Colonel Arthur Campbell
 
Information from this article was extracted with permission from Dr. Miller McDonald's book Campbell County Tennessee USA: A History of Places, Faces, Happenings, Traditions, and Things, Vol. 1.
 
     Campbell County was named for Colonel Arthur Campbell, a soldier of the Revolutionary War and Indian Wars. He was born in 1742 in Augusta County, Virginia and was the son of David Campbell. At age fifteen, Campbell joined the Virginia Militia to help protect the Virginia Frontier. While stationed at a Dickerson's Fort on the Cowpasture River in Bath County, VA, he and several others were out picking plums when a group of Wyandotte Indians surprised the group. A skirmish followed, and Campbell was captured after being slightly wounded in the knee. He spent the next three years as a prisoner of the Indians and spent much of the time wandering through the Great Lakes territory. Eventually, an Indian chief took him under his protection and then took him to the French fort located near present-day Detroit.  With his knowledge of the western frontier, he was eventually able to escape the Indians and make his way to a group of British soldiers more than 200 miles away. The British were on a campaign into Western Indian Territory and engaged Campbell as a guide.
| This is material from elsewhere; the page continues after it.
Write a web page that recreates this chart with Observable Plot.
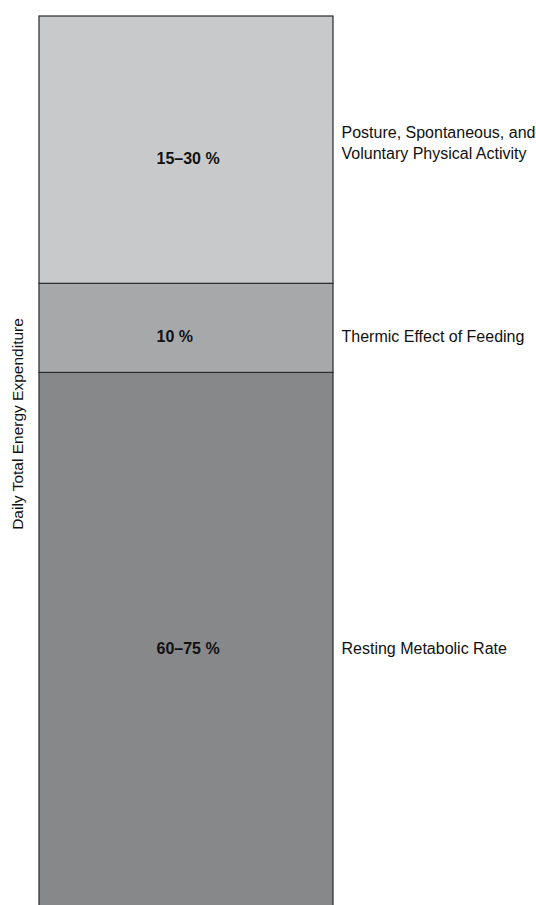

Campbell was later awarded a grant of 1000 acres near present-day Louisville, KY as reward for his services.
 
 
During his lifetime, he was involved in many aspects of military and political life. Some of which include
  • January 1775 - He served as a member of the comitte that drfted the Address of the Freeholders of Fincastle, VA.
  • 1776 - He was chosen to represent Fincastle County, VA in the General Assembly.
  • January 1777 - He was appointed county lieutenant and commander in chief of the militia.
  • During the Revolutionary War, Campbell enlisted in the Virginia Militia and became commander of the 70th Regiment of the Virginia Militia.
  • During 1781, Campbell was tone of the commissioner responsible for negotiating the Indian Treaties of 1781.
       After the wars, Colonel Campbell settled on an estate on Yellow Creek, at the present site of Middlesboro, KY. He married his cousin, Martha Campbell. He lost two of his sons in the war of 1812: Captain James Campbell died at Mobile, AL and Colonel John B. Campbell fell at the battle of the Chippewa. Colonel Campbell died August 8, 1811 at the age of seventy-three.